Miso cod is now a classic, popularized around the turn of the century at Nobu, but King does a subtler version inspired by his more traditional Japanese background.
He makes a marinade with less sugar than is normal for that dish, and he cures it for a shorter period of time so it stays flakier.
“I feel like miso cod is always mushy whenever I get it because you take so much moisture out of it that it almost always ends up, like, melting. I don’t like that texture,” he said.
He picks it up in a black butter-crab fat miso, basting it in that and then serving it in a broth of roasted vegetables — different types of bok choi, roasted baby carrots — with hon shimeji mushrooms lightly pickled with sesame, wakame seaweed, butter-braised king trumpet mushrooms and baby pickled shiitakes.
“It reminds me of pot au feu,” King said, referring to the traditional French boiled beef, “but in a super-clean, Japanese way.”
Chang is known for giving executive chefs the freedom to make the restaurants their own, and in Las Vegas King soon saw that he was serving large parties, and so he developed large-format dishes that could be shared by everyone and add to his guests’ revelry.

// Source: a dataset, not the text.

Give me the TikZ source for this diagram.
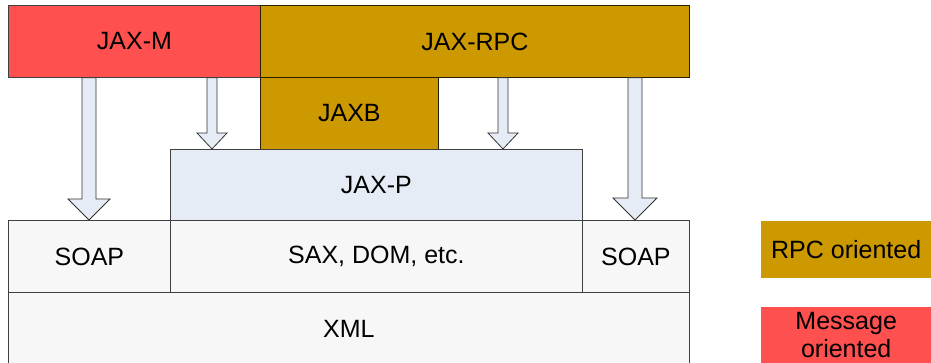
\documentclass[tikz,border=0pt]{standalone}
\usepackage{fontspec}
\setmainfont{Liberation Sans}
\usetikzlibrary{calc}

\definecolor{msgred}{HTML}{FF5050}
\definecolor{rpcgold}{HTML}{CC9900}
\definecolor{parsblue}{HTML}{E6ECF6}
\definecolor{basegray}{HTML}{F7F7F7}

% block arrow: start coordinate, target node anchor, shaft half, head half, head length
\newcommand{\blockarrow}[5]{%
  \draw[flowarrow] let \p1=(#1), \p2=(#1 |- #2) in
    (\x1-#3pt,\y1) -- (\x1+#3pt,\y1) -- (\x1+#3pt,\y2+#5pt) -- (\x1+#4pt,\y2+#5pt)
    -- (\x1,\y2) -- (\x1-#4pt,\y2+#5pt) -- (\x1-#3pt,\y2+#5pt) -- cycle;}

\begin{document}
\begin{tikzpicture}[
    x=1pt, y=-1pt,
    layer/.style={draw=black!75, line width=0.8pt, anchor=north west, inner sep=0pt,
      font=\fontsize{25}{29}\selectfont},
    legendbox/.style={anchor=north west, inner sep=0pt, align=center,
      font=\fontsize{25}{28}\selectfont},
    flowarrow/.style={draw=black!80, fill=parsblue, line width=0.8pt}
  ]
  \useasboundingbox (0,0) rectangle (931,363);

  %% ---- top: APIs ----
  \node[layer, fill=msgred, minimum width=252pt, minimum height=72pt] (jaxm) at (8,5) {JAX-M};
  \node[layer, fill=rpcgold, draw=black!80!rpcgold, minimum width=429pt, minimum height=72pt] (jaxrpc) at (260,5) {JAX-RPC};
  \node[layer, fill=rpcgold, draw=black!80!rpcgold, minimum width=178pt, minimum height=72pt] (jaxb) at (260,77) {JAXB};

  %% ---- middle: parsing ----
  \node[layer, fill=parsblue, minimum width=412pt, minimum height=71pt] (jaxp) at (170,149) {JAX-P};

  %% ---- bottom: formats ----
  \node[layer, fill=basegray, minimum width=162pt, minimum height=72pt] (soapl) at (8,220) {SOAP};
  \node[layer, fill=basegray, minimum width=412pt, minimum height=72pt] (sax) at (170,220) {SAX, DOM, etc.};
  \node[layer, fill=basegray, minimum width=107pt, minimum height=72pt] (soapr) at (582,220) {SOAP};
  \node[layer, fill=basegray, minimum width=681pt, minimum height=73pt] (xml) at (8,292) {XML};

  %% ---- arrows ----
  \path (jaxm.south west) ++(81,0) coordinate (a1);
  \path (jaxm.south west) ++(204,0) coordinate (a2);
  \path (jaxrpc.south west) ++(243,0) coordinate (a3);
  \path (jaxrpc.south west) ++(375,0) coordinate (a4);
  \blockarrow{a1}{soapl.north}{7}{21}{21}
  \blockarrow{a2}{jaxp.north}{5}{15}{16}
  \blockarrow{a3}{jaxp.north}{5}{15}{16}
  \blockarrow{a4}{soapr.north}{7}{22}{22}

  %% ---- legend ----
  \node[legendbox, fill=rpcgold, minimum width=170pt, minimum height=57pt] (legrpc) at (761,221) {RPC oriented};
  \node[legendbox, fill=msgred, minimum width=170pt, minimum height=56pt] (legmsg) at (761,307) {Message\\oriented};
\end{tikzpicture}
\end{document}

Those dishes include his signature five-spice duck, for which he salts the breast and ages it for at least two weeks and roasts it while basting it in a five-spice-soy liquid. The legs are confited separately, shredded and mixed with a ginger-garlic sofrito with duck fat and scallions. His staff carves the duck tableside and serves it with ginger pancakes, herbs, kimchi, hoisin sauce and ginger-scallion sauce.
“We kind of swing for the fences here,” he said. “We’ve established ourselves as this high-end version of Momofuku — a place for opulence and celebration.”